:: Stated task ::
Skip every picture and transcribe the remaining material exactly.
-------
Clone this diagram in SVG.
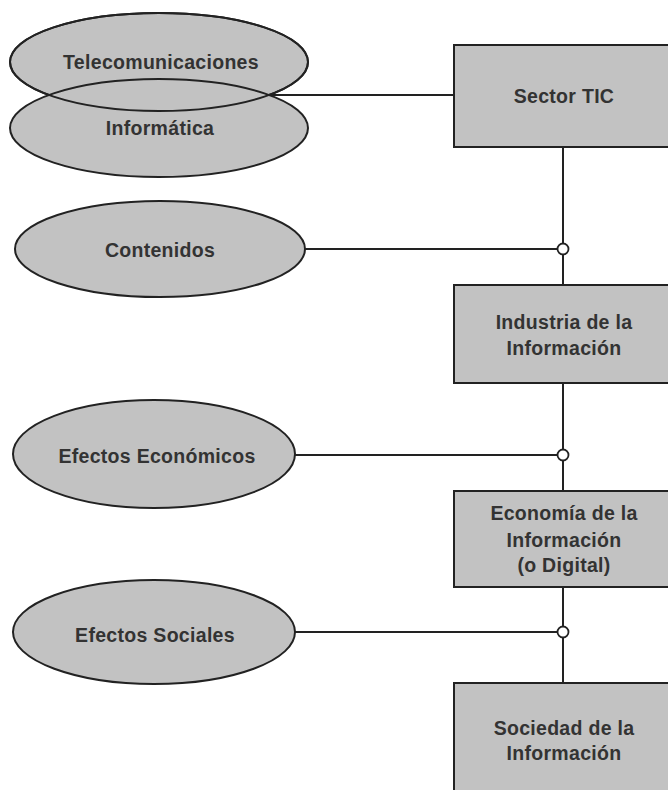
<svg xmlns="http://www.w3.org/2000/svg" width="668" height="790" viewBox="0 0 668 790">
<style>
.shape{fill:#c2c2c2;stroke:#222;stroke-width:2}
.outline{fill:none;stroke:#222;stroke-width:2}
.line{fill:none;stroke:#222;stroke-width:2}
.jn{fill:#fff;stroke:#222;stroke-width:1.8}
text{font-family:"Liberation Sans",Arial,sans-serif;font-weight:bold;font-size:19.5px;letter-spacing:0.3px;fill:#333;text-anchor:middle}
</style>
<rect x="0" y="0" width="668" height="790" fill="#fff"/>
<g id="connectors">
<line class="line" x1="269" y1="95" x2="454" y2="95"/>
<line class="line" x1="305" y1="249" x2="563" y2="249"/>
<line class="line" x1="295" y1="455" x2="563" y2="455"/>
<line class="line" x1="295" y1="632" x2="563" y2="632"/>
<line class="line" x1="563" y1="147" x2="563" y2="285"/>
<line class="line" x1="563" y1="383" x2="563" y2="491"/>
<line class="line" x1="563" y1="587" x2="563" y2="683"/>
<circle class="jn" cx="563" cy="249" r="5.5"/>
<circle class="jn" cx="563" cy="455" r="5.5"/>
<circle class="jn" cx="563" cy="632" r="5.5"/>
</g>
<g id="telecomunicaciones">
<ellipse class="shape" cx="159" cy="62" rx="149" ry="49"/>
</g>
<g id="informatica">
<ellipse class="shape" cx="159" cy="128" rx="149" ry="49"/>
<ellipse class="outline" cx="159" cy="62" rx="149" ry="49"/>
<text x="161" y="69">Telecomunicaciones</text>
<text x="160" y="135">Informática</text>
</g>
<g id="contenidos">
<ellipse class="shape" cx="160" cy="249" rx="145" ry="48"/>
<text x="160" y="257">Contenidos</text>
</g>
<g id="efectos-economicos">
<ellipse class="shape" cx="154" cy="454" rx="141" ry="54"/>
<text x="157" y="463">Efectos Económicos</text>
</g>
<g id="efectos-sociales">
<ellipse class="shape" cx="154" cy="632" rx="141" ry="52"/>
<text x="155" y="642">Efectos Sociales</text>
</g>
<g id="sector-tic">
<rect class="shape" x="454" y="45" width="222" height="102"/>
<text x="564" y="103">Sector TIC</text>
</g>
<g id="industria">
<rect class="shape" x="454" y="285" width="222" height="98"/>
<text x="564" y="329">Industria de la</text>
<text x="564" y="355">Información</text>
</g>
<g id="economia">
<rect class="shape" x="454" y="491" width="222" height="96"/>
<text x="564" y="520">Economía de la</text>
<text x="564" y="547">Información</text>
<text x="564" y="572">(o Digital)</text>
</g>
<g id="sociedad">
<rect class="shape" x="454" y="683" width="222" height="120"/>
<text x="564" y="735">Sociedad de la</text>
<text x="564" y="760">Información</text>
</g>
</svg>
-------
:: Output for this exercise ::
Clone this diagram in SVG.
<svg xmlns="http://www.w3.org/2000/svg" width="668" height="790" viewBox="0 0 668 790">
<style>
.shape{fill:#c2c2c2;stroke:#222;stroke-width:2}
.outline{fill:none;stroke:#222;stroke-width:2}
.line{fill:none;stroke:#222;stroke-width:2}
.jn{fill:#fff;stroke:#222;stroke-width:1.8}
text{font-family:"Liberation Sans",Arial,sans-serif;font-weight:bold;font-size:19.5px;letter-spacing:0.3px;fill:#333;text-anchor:middle}
</style>
<rect x="0" y="0" width="668" height="790" fill="#fff"/>
<g id="connectors">
<line class="line" x1="269" y1="95" x2="454" y2="95"/>
<line class="line" x1="305" y1="249" x2="563" y2="249"/>
<line class="line" x1="295" y1="455" x2="563" y2="455"/>
<line class="line" x1="295" y1="632" x2="563" y2="632"/>
<line class="line" x1="563" y1="147" x2="563" y2="285"/>
<line class="line" x1="563" y1="383" x2="563" y2="491"/>
<line class="line" x1="563" y1="587" x2="563" y2="683"/>
<circle class="jn" cx="563" cy="249" r="5.5"/>
<circle class="jn" cx="563" cy="455" r="5.5"/>
<circle class="jn" cx="563" cy="632" r="5.5"/>
</g>
<g id="telecomunicaciones">
<ellipse class="shape" cx="159" cy="62" rx="149" ry="49"/>
</g>
<g id="informatica">
<ellipse class="shape" cx="159" cy="128" rx="149" ry="49"/>
<ellipse class="outline" cx="159" cy="62" rx="149" ry="49"/>
<text x="161" y="69">Telecomunicaciones</text>
<text x="160" y="135">Informática</text>
</g>
<g id="contenidos">
<ellipse class="shape" cx="160" cy="249" rx="145" ry="48"/>
<text x="160" y="257">Contenidos</text>
</g>
<g id="efectos-economicos">
<ellipse class="shape" cx="154" cy="454" rx="141" ry="54"/>
<text x="157" y="463">Efectos Económicos</text>
</g>
<g id="efectos-sociales">
<ellipse class="shape" cx="154" cy="632" rx="141" ry="52"/>
<text x="155" y="642">Efectos Sociales</text>
</g>
<g id="sector-tic">
<rect class="shape" x="454" y="45" width="222" height="102"/>
<text x="564" y="103">Sector TIC</text>
</g>
<g id="industria">
<rect class="shape" x="454" y="285" width="222" height="98"/>
<text x="564" y="329">Industria de la</text>
<text x="564" y="355">Información</text>
</g>
<g id="economia">
<rect class="shape" x="454" y="491" width="222" height="96"/>
<text x="564" y="520">Economía de la</text>
<text x="564" y="547">Información</text>
<text x="564" y="572">(o Digital)</text>
</g>
<g id="sociedad">
<rect class="shape" x="454" y="683" width="222" height="120"/>
<text x="564" y="735">Sociedad de la</text>
<text x="564" y="760">Información</text>
</g>
</svg>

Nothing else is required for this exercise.